* [Data provided]
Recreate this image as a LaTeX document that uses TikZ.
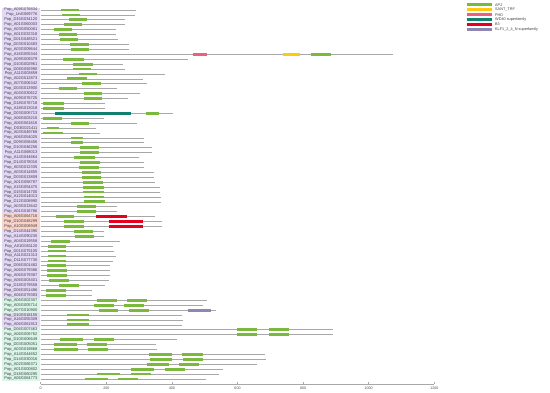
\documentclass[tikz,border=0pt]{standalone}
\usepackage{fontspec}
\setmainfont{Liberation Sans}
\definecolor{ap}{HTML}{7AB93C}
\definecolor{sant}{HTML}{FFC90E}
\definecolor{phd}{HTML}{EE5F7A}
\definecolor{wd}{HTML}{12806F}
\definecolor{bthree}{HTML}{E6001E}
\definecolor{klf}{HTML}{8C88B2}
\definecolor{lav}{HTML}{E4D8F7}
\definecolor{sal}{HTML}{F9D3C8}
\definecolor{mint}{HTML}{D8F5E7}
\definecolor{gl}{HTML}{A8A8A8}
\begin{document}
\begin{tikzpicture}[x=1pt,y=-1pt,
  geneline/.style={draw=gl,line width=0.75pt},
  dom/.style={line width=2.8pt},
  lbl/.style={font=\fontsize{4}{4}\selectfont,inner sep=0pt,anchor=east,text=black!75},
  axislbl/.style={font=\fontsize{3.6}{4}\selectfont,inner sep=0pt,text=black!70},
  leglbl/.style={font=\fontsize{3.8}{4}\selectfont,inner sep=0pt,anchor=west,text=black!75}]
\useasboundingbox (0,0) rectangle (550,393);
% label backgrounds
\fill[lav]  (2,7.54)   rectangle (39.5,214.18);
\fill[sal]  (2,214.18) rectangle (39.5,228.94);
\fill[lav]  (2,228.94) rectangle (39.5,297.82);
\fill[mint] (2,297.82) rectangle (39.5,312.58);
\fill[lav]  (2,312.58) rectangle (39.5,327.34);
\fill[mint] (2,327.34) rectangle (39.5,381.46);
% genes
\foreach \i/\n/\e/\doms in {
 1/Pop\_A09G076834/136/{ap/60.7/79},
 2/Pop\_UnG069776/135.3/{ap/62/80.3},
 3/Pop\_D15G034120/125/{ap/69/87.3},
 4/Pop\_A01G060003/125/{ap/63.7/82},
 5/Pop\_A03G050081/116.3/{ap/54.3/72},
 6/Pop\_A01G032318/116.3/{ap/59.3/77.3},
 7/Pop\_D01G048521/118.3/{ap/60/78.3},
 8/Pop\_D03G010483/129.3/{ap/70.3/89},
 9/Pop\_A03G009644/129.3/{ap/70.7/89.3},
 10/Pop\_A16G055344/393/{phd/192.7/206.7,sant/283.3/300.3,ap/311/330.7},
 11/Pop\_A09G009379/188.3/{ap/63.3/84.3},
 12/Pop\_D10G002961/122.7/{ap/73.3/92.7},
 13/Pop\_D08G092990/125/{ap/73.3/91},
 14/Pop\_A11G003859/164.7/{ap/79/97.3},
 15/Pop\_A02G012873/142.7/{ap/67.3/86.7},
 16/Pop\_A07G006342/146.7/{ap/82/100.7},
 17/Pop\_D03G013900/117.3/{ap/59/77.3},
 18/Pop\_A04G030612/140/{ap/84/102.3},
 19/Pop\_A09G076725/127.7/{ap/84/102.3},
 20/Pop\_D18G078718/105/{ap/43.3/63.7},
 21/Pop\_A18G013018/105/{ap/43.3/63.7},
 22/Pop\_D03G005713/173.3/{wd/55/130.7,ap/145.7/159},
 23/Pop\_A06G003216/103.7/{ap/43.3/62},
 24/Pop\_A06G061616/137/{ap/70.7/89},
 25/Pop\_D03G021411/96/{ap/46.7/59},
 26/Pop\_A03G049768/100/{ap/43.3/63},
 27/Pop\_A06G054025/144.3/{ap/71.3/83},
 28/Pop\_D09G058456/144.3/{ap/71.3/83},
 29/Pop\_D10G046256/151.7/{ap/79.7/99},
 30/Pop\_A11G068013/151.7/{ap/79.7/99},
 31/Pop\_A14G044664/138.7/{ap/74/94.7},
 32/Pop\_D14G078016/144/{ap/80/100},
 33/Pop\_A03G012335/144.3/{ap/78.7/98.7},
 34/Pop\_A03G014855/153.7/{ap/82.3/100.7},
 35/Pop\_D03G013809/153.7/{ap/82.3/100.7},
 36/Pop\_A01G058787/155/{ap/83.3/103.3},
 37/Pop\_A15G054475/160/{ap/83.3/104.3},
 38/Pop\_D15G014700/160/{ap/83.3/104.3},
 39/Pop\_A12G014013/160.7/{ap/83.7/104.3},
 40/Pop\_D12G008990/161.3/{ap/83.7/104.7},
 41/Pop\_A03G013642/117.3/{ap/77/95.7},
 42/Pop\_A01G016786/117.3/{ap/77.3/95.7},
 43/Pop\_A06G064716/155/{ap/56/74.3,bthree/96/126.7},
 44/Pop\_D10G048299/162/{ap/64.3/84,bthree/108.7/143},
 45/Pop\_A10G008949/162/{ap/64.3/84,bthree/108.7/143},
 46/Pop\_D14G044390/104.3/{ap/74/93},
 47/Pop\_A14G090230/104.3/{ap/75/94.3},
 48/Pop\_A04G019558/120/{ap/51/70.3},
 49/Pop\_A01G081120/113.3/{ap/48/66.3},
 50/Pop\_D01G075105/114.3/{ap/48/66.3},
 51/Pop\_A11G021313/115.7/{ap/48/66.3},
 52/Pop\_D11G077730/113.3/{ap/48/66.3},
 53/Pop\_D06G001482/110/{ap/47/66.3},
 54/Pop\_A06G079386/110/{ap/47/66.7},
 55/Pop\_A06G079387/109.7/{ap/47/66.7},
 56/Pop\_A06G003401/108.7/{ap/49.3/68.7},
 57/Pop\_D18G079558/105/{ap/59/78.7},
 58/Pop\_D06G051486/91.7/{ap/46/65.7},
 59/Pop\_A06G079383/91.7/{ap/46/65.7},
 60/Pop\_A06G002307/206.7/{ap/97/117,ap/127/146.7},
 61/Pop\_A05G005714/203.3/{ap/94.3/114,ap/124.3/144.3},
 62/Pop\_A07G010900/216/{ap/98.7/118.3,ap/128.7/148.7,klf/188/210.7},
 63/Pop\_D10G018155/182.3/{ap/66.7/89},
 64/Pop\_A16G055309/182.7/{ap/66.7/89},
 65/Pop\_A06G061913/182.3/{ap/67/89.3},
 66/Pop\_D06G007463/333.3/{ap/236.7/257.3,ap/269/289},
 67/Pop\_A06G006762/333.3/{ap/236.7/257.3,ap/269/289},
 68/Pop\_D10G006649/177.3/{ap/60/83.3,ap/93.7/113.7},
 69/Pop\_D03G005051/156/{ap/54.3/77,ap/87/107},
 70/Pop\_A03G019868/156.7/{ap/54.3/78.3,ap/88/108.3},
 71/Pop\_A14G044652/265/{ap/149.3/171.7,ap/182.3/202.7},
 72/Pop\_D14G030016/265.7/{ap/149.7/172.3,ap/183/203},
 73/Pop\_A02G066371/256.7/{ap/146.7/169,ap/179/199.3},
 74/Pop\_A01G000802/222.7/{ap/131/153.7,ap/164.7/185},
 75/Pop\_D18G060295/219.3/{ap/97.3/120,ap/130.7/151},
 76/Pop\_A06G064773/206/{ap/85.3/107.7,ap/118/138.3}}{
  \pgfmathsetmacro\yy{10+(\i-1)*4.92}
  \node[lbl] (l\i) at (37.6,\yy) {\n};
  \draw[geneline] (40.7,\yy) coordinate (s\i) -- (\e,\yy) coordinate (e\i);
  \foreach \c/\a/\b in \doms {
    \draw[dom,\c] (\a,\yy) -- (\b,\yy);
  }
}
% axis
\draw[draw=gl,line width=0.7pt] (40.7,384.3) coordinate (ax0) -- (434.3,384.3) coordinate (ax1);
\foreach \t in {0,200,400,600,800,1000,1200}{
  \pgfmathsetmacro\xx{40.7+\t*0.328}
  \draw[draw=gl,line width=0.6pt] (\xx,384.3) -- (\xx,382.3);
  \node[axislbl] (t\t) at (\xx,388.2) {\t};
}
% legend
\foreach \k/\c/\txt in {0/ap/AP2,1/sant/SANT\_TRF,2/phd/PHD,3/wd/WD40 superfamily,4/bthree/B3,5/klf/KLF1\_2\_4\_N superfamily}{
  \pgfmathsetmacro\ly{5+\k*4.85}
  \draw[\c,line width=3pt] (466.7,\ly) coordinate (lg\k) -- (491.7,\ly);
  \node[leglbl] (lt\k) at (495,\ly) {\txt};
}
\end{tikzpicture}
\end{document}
---
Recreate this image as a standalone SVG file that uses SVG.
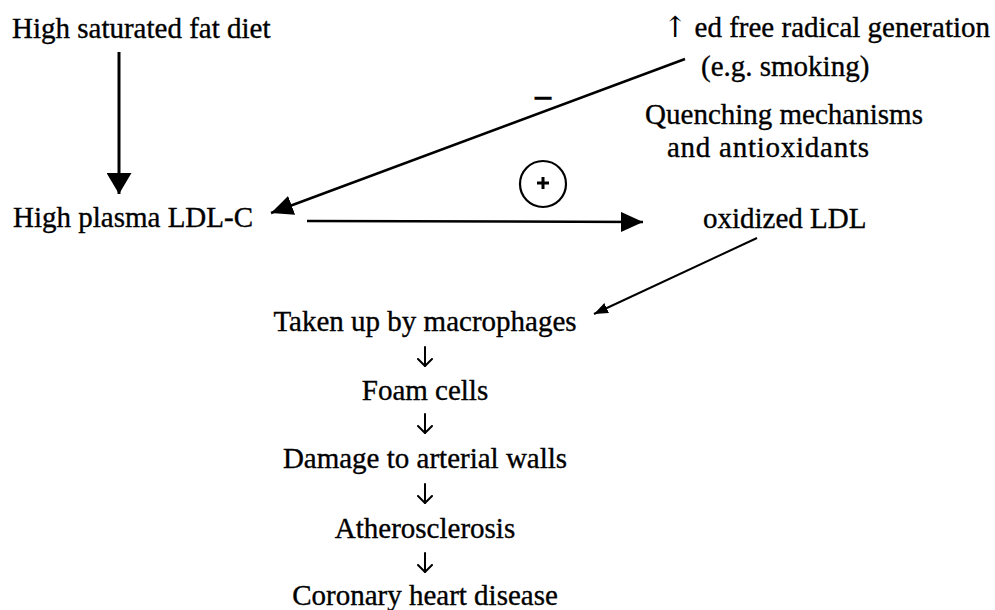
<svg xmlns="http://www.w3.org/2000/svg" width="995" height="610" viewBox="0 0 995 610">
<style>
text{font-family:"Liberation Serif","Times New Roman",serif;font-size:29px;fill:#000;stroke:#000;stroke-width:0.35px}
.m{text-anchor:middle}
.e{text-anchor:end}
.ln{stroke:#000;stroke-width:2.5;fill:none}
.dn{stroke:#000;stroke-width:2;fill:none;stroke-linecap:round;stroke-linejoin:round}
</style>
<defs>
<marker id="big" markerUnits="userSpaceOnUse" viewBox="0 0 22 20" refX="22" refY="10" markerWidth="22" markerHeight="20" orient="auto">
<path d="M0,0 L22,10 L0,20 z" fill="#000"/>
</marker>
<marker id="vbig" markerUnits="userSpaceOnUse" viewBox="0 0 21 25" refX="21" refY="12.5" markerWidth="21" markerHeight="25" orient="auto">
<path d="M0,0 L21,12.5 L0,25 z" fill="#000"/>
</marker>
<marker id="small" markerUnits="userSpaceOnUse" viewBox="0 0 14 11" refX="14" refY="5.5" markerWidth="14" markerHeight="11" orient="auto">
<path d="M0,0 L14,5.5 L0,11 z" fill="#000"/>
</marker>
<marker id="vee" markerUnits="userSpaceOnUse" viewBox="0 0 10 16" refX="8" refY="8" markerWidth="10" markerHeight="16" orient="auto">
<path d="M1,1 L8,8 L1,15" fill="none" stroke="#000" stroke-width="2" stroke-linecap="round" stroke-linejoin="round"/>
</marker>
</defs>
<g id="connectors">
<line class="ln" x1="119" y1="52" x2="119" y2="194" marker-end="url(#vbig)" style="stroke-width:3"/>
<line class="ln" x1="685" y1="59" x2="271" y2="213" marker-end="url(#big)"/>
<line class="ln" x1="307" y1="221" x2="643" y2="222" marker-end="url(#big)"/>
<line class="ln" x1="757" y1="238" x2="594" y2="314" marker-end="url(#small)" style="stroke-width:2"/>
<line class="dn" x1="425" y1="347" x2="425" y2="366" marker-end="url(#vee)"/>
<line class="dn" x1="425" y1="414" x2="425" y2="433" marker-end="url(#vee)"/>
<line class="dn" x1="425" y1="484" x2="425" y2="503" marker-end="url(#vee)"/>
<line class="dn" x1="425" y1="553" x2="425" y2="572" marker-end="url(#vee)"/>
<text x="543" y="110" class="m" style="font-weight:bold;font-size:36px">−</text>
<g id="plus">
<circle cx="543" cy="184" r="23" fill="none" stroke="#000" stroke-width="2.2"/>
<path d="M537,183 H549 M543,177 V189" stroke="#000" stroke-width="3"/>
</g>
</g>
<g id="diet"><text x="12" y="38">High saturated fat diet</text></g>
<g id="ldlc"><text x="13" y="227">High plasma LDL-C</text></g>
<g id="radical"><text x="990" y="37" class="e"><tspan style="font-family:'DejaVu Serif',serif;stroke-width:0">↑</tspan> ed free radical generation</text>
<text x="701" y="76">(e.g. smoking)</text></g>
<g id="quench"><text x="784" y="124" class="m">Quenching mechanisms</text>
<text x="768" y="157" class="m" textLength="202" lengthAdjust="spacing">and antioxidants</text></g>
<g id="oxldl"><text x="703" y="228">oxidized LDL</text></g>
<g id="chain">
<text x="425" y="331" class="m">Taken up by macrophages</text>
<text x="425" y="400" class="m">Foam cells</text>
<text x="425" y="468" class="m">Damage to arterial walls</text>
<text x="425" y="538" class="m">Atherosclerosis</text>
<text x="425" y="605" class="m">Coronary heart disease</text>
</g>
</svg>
...
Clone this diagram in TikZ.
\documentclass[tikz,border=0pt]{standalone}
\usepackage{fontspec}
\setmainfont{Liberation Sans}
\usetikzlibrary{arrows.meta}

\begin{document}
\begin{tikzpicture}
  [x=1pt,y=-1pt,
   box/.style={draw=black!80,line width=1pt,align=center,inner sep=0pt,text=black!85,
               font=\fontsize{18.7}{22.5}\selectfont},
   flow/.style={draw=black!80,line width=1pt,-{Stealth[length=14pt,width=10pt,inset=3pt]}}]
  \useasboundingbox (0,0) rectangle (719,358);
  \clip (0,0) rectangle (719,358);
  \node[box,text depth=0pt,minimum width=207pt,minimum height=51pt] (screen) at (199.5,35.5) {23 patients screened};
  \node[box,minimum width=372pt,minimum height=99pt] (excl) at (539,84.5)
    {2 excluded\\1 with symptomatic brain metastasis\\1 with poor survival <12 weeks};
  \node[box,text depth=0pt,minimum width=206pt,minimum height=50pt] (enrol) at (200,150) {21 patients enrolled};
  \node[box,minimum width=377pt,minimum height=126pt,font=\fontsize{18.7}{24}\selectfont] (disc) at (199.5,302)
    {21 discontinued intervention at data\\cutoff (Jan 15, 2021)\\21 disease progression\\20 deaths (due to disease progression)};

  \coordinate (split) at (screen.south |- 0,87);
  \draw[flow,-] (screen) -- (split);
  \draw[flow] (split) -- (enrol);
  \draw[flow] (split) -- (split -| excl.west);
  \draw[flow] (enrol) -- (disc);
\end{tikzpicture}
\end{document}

* [What you have to do]
Lines containing the word "Recreate" are to be counted in the listing; state their number alone.

* [Full response]
2